It Was Never Really All About Property Values

Every planner has heard some version of it.

"People only oppose housing because they're trying to protect their property values."

It's become one of those explanations that gets repeated so often it starts to feel like fact. But new research suggests the story may be much more complicated.

A team of researchers, Josh Kalla at Yale, David Broockman at Berkeley, and Christopher Elmendorf at UC Davis, set out to better understand why people resist new housing. If protecting home values were the primary motivation, you would expect homeowners to oppose development while renters remained relatively neutral.

That's not what they found.

Homeowners and renters held surprisingly similar views. People often opposed projects nowhere near their own neighborhoods. They also supported restrictive housing policies even when no specific proposal was on the table. Self-interest simply didn't explain as much as many of us have assumed.

As planners, that finding matters. We make assumptions about why people oppose housing, and those assumptions shape how we communicate, how we design public engagement, and sometimes how we interpret what we hear.

So, what does explain people's reactions?

The researchers point to something they call symbolic politics. Most of us don't evaluate housing policy clause by clause. Instead, we react to the ideas, experiences, and groups a proposal brings to mind. Those associations often formed long before we ever walked into a public meeting.

When people hear the word developer, for example, they may immediately picture a set of assumptions, some positive, some negative. But describe the very same homes as places where nurses, teachers, firefighters, or young families could live, and people often respond differently.

I think that's an important finding, but it's also one that can be misunderstood.

The cynical interpretation is that we simply need better messaging. Just choose different words.

I don't think that's the lesson.

If a handful of words can change how people feel, that isn't permission to manipulate people. It's a reminder to talk about housing honestly and in human terms.

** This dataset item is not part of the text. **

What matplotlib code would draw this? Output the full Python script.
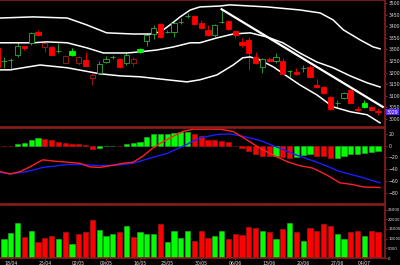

I have a personal connection to this. I'm married to a developer. He's mission driven and yes, he's a for-profit developer. He also spends his career building affordable and mixed income housing. Yet the word developer often becomes a symbol before people ever meet the person behind it.

The same is true on the other side. A nurse who can't afford to live in the community where he works isn't an abstraction. He’s a neighbor.

The word developer flattens a wide range of people into a single symbol. I think we do the same thing with labels like NIMBY. Once we've labeled someone, we've often stopped trying to understand them.

Leading with people instead of labels isn't a communications strategy. It's simply a more honest way to tell the story.

The research also raises another question, one that's particularly relevant for those of us who design public engagement processes.

If the way we frame a question influences the answers we receive, how should we think about public input?

Are someone's views about an apartment building more authentic before they've imagined a developer building it? Or after they've imagined a teacher living there? There probably isn't a perfectly neutral way to ask.

I don't think that means we should trust the public less.

I think it means we should design engagement better.

That has been the foundation of our work for years.

Public engagement should be more than meeting a legal requirement. It should help people understand what is being proposed, why it matters, and how it connects to the future of their community. People can't respond thoughtfully to something they never had a fair opportunity to understand.

That's why we believe in creating multiple ways for people to participate. We break complicated issues into manageable pieces. We explain before we ask for opinions. We work hard to reach people who don't typically attend public meetings. We show community members how their input will be used. Most importantly, we create opportunities for people to listen to one another, not just react.

Good engagement isn't about extracting opinions. It's about helping communities think together.

One of the most common labels in housing conversations is NIMBY. Sometimes it describes a pattern of opposition. But just as often, it becomes a shortcut that allows us to stop being curious about why someone feels the way they do.

Ironically, that's exactly what this research challenges. If opposition isn't primarily driven by self-interest, then calling someone a NIMBY may tell us less than we think it does. People may be responding to uncertainty, to past experiences, to concerns about change, or to symbolic associations they've built over many years.

Labels can be useful shorthand, but they can also flatten people into stereotypes. We do it to developers. We do it to housing advocates. And we do it to neighbors who raise concerns. Once the label takes over, the conversation often stops.

Good planning has never been about winning an argument. It's about creating the conditions for better conversations.

None of this means every project is the right project or that every community should accept every proposal. Communities still need to balance housing with infrastructure, environmental protection, historic resources, fiscal realities, and many other important goals.

But if we want better decisions, we need better conversations.

Property values may be part of the story for some people. This research suggests they aren't the whole story, and perhaps they were never the most important one.

The real opportunity isn't to become better at persuading people. It's to become better at helping communities learn, listen, and think together.

To me, that's what good planning has always been about.